La stessa preoccupazione che, con ogni probabilità, angoscia oggi anche i georgiani. Perché la Georgia somiglia molto all’Ucraina e alla Moldavia. Anche lei ha il suo Donbass e la sua Transnistria: si chiama Ossetia del Sud e, dopo anni di tensioni, cercò di staccarsi dal resto del Paese appena dopo il crollo dell’Urss, alla fine del 1991. Seguirono scontri, poi una guerra civile con mille morti e 100 mila profughi, fino alla tregua del 1992 garantita dalla solita forza di pace di russi, georgiani e osseti. La situazione rimase più o meno stabile fino al 2004, cioè a quando presidente della Georgia divenne Mikheil Saakashvili, che della “questione osseta” fece il perno del proprio mandato. Le tensioni risalirono, anche perché Saakashvili vantava un’ottima intesa con il presidente Usa George Bush e perché nel 2006 fu inaugurato l’oleodotto BTC (Baku-Tbilisi-Ceyhan) che, in concorrenza con gli oleodotti russi, portava il petrolio dell’Azerbaigian fino in Turchia passando, appunto, per la Georgia. Nel frattempo si cominciò a parlare dell’ingresso della Georgia nella Ue e nella Nato. Così, nel 2008, la Russia approfittò delle provocazioni di Saakashvili per mandare un messaggio agli Usa: mosse l’esercito, invase parte della Georgia e fece capire che quell’area non poteva ricadere nell’orbita europea né in quella americana.
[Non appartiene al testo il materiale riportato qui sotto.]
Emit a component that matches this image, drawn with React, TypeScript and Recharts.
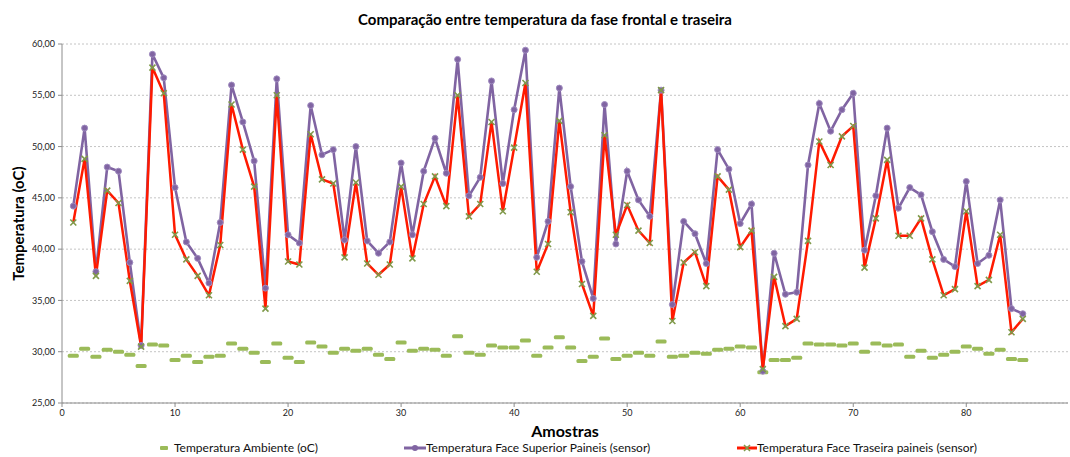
import { LineChart, Line, XAxis, YAxis, CartesianGrid, Legend, Label } from "recharts"

const samples = Array.from({ length: 85 }, (_, i) => i + 1)

const ambiente = [
  29.6, 30.3, 29.5, 30.2, 30.0, 29.7, 28.6, 30.7, 30.6, 29.2,
  29.6, 29.0, 29.5, 29.6, 30.8, 30.3, 29.9, 29.0, 30.8, 29.4,
  29.0, 30.9, 30.5, 29.9, 30.3, 30.1, 30.3, 29.7, 29.3, 30.9,
  30.1, 30.3, 30.2, 29.6, 31.5, 29.9, 29.7, 30.6, 30.4, 30.4,
  31.1, 29.6, 30.4, 31.4, 30.4, 29.1, 29.5, 31.3, 29.3, 29.6,
  29.9, 29.6, 31.0, 29.5, 29.6, 29.9, 29.8, 30.2, 30.3, 30.5,
  30.4, 28.0, 29.2, 29.2, 29.4, 30.8, 30.7, 30.7, 30.6, 30.8,
  30.0, 30.8, 30.6, 30.7, 29.5, 30.1, 29.4, 29.7, 30.0, 30.5,
  30.3, 29.8, 30.2, 29.3, 29.2
]

const faceSuperior = [
  44.2, 51.8, 37.8, 48.0, 47.6, 38.7, 30.6, 59.0, 56.7, 46.0,
  40.7, 39.1, 36.7, 42.6, 56.0, 52.4, 48.6, 36.2, 56.6, 41.4,
  40.6, 54.0, 49.2, 49.7, 40.9, 50.0, 40.8, 39.6, 40.7, 48.4,
  41.4, 47.6, 50.8, 47.4, 58.5, 45.2, 47.0, 56.4, 46.4, 53.6,
  59.4, 39.2, 42.7, 55.7, 46.1, 38.8, 35.2, 54.1, 40.5, 47.6,
  44.8, 43.2, 55.5, 34.6, 42.7, 41.5, 38.6, 49.7, 47.8, 42.5,
  44.4, 28.1, 39.6, 35.6, 35.8, 48.2, 54.2, 51.5, 53.6, 55.2,
  39.9, 45.2, 51.8, 44.0, 46.0, 45.3, 41.7, 39.0, 38.3, 46.6,
  38.6, 39.4, 44.8, 34.2, 33.7
]

const faceTraseira = [
  42.6, 48.8, 37.4, 45.7, 44.5, 36.9, 30.5, 57.7, 55.2, 41.4,
  39.0, 37.4, 35.5, 40.4, 54.1, 49.7, 46.1, 34.2, 55.0, 38.8,
  38.5, 51.2, 46.8, 46.4, 39.2, 46.5, 38.6, 37.5, 38.5, 46.1,
  39.1, 44.4, 47.1, 44.2, 55.0, 43.2, 44.4, 52.4, 43.7, 49.9,
  56.2, 37.8, 40.5, 52.5, 43.6, 36.6, 33.5, 51.1, 41.4, 44.3,
  41.8, 40.6, 55.5, 33.0, 38.7, 39.7, 36.4, 47.1, 45.8, 40.2,
  41.8, 28.3, 37.3, 32.5, 33.2, 40.8, 50.5, 48.2, 51.0, 52.0,
  38.2, 43.0, 48.7, 41.3, 41.3, 43.0, 39.0, 35.5, 36.1, 43.7,
  36.4, 37.0, 41.4, 31.9, 33.2
]

const xTicks = [0, 10, 20, 30, 40, 50, 60, 70, 80]
const yTicks = [25, 30, 35, 40, 45, 50, 55, 60]

const data = samples.map((x, i) => ({
  x,
  ambiente: ambiente[i],
  superior: faceSuperior[i],
  traseira: faceTraseira[i],
}))

const FONT = "Lato, 'Liberation Sans', sans-serif"
const GREEN = "#9bbb59"
const PURPLE = "#8064a2"
const RED = "#ff1a00"

const DashDot = (props: any) => {
  const { cx, cy, index } = props
  if (cx == null || cy == null) return <g key={`a-${index}`} />
  return <rect key={`a-${index}`} x={cx - 5.5} y={cy - 2} width={11} height={4} rx={1.5} fill={GREEN} />
}

const XDot = (props: any) => {
  const { cx, cy, index } = props
  if (cx == null || cy == null) return <g key={`t-${index}`} />
  return (
    <path
      key={`t-${index}`}
      d={`M${cx - 3},${cy - 3}L${cx + 3},${cy + 3}M${cx - 3},${cy + 3}L${cx + 3},${cy - 3}`}
      stroke="#7f9a4a"
      strokeWidth={1.6}
    />
  )
}

const renderLegend = () => (
  <div style={{ position: "relative", height: 20, width: 1070, fontFamily: FONT, fontSize: 12, color: "#111" }}>
    <div style={{ position: "absolute", left: 158, top: 3, display: "flex", alignItems: "center" }}>
      <svg width={16} height={10}>
        <rect x={2} y={3} width={8} height={4} rx={1} fill={GREEN} />
      </svg>
      <span>Temperatura Ambiente (oC)</span>
    </div>
    <div style={{ position: "absolute", left: 404, top: 3, display: "flex", alignItems: "center" }}>
      <svg width={22} height={10}>
        <line x1={0} y1={5} x2={22} y2={5} stroke={PURPLE} strokeWidth={3} />
        <circle cx={11} cy={5} r={3} fill={PURPLE} />
      </svg>
      <span>Temperatura Face Superior Paineis (sensor)</span>
    </div>
    <div style={{ position: "absolute", left: 737, top: 3, display: "flex", alignItems: "center" }}>
      <svg width={20} height={10}>
        <line x1={0} y1={5} x2={20} y2={5} stroke={RED} strokeWidth={3} />
        <path d="M7,2L13,8M7,8L13,2" stroke="#7f9a4a" strokeWidth={1.5} />
      </svg>
      <span>Temperatura Face Traseira paineis (sensor)</span>
    </div>
  </div>
)

const YTitle = (props: any) => {
  const { viewBox } = props
  const cy = viewBox.y + viewBox.height / 2
  return (
    <text
      x={18}
      y={cy}
      transform={`rotate(-90, 18, ${cy})`}
      textAnchor="middle"
      dominantBaseline="central"
      fontFamily={FONT}
      fontWeight="bold"
      fontSize={15}
      fill="#000"
    >
      Temperatura (oC)
    </text>
  )
}

export default function App() {
  return (
    <div style={{ position: "fixed", left: 0, top: 0, width: 1070, height: 457, background: "#fff" }}>
      <div
        style={{
          position: "absolute",
          top: 10,
          left: 0,
          width: 1090,
          textAlign: "center",
          fontFamily: FONT,
          fontWeight: "bold",
          fontSize: 15,
          color: "#000",
        }}
      >
        Comparação entre temperatura da fase frontal e traseira
      </div>
      <LineChart width={1070} height={457} data={data} margin={{ top: 44, right: 2, left: 0, bottom: 0 }}>
        <CartesianGrid vertical={false} stroke="#c4c4c4" strokeDasharray="2 2" />
        <XAxis
          dataKey="x"
          type="number"
          domain={[0, 89]}
          ticks={xTicks}
          height={34}
          stroke="#8c8c8c"
          tickSize={4}
          tickMargin={3}
          tick={{ fontSize: 9, fontFamily: FONT, fill: "#222" }}
        >
          <Label value="Amostras" position="insideBottom" offset={0} style={{ fontFamily: FONT, fontWeight: "bold", fontSize: 16, fill: "#000" }} />
        </XAxis>
        <YAxis
          type="number"
          domain={[25, 60]}
          ticks={yTicks}
          width={62}
          stroke="#8c8c8c"
          tickSize={4}
          tickMargin={3}
          tickFormatter={(v: number) => v.toFixed(2).replace(".", ",")}
          tick={{ fontSize: 9, fontFamily: FONT, fill: "#222" }}
          label={<YTitle />}
        />
        <Legend verticalAlign="bottom" height={20} content={renderLegend} wrapperStyle={{ left: 0, bottom: 0 }} />
        <Line
          dataKey="ambiente"
          stroke="none"
          strokeWidth={0}
          dot={DashDot}
          activeDot={false}
          isAnimationActive={false}
        />
        <Line
          dataKey="superior"
          stroke={PURPLE}
          strokeWidth={2.6}
          dot={{ r: 3, fill: PURPLE, stroke: "#a08cc0", strokeWidth: 1 }}
          activeDot={false}
          isAnimationActive={false}
        />
        <Line
          dataKey="traseira"
          stroke={RED}
          strokeWidth={2.5}
          dot={XDot}
          activeDot={false}
          isAnimationActive={false}
        />
      </LineChart>
    </div>
  )
}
Anche perché il Cremlino già sospettava che le turbolenze nel Caucaso, e in particolare in Cecenia, fossero state fomentate dagli Usa in collaborazione con l’Arabia Saudita, incaricata di sollecitare e finanziare l’estremismo islamista.

C’è infine un ultimo elemento: l’anno scorso i presidenti di Georgia, Moldavia e Ucraina incontrarono insieme Charles Michel, presidente del Consiglio europeo, per manifestare non solo l’aspirazione europea ma anche per far capire che tale aspirazione accomunava i tre Paesi. È facile immaginare quanto la cosa possa essere piaciuta a Vladimir Putin e a Sergey Lavrov, il suo ministro degli Esteri.

E dunque tutto questo ha una logica. Ha una logica che i russi, con le operazioni militari che conducono nell’Est dell’Ucraina, vogliano scendere fino a toccare la Moldavia. Se ce la facessero, avrebbero di fatto ricostruito una specie di Muro di Berlino fatto di territori occupati in parte in modo “naturale” (perché abitati da popolazioni russe o russofone) e in parte con la forza delle armi. E avrebbe una logica se gli attentati in Transnistria fossero organizzati da ucraini e moldavi (più probabilmente da Usa e Ucraina con la partecipazione della Moldavia) per impegnare su un secondo fronte la Russia che sta già faticando molto sul fronte ucraino. L’unica cosa certa è che dai Paesi coinvolti in questa guerra partono sempre meno segnali di trattativa e sempre più segnali di allargamento del conflitto. Sarà lunga e sarà crudele, prepariamoci.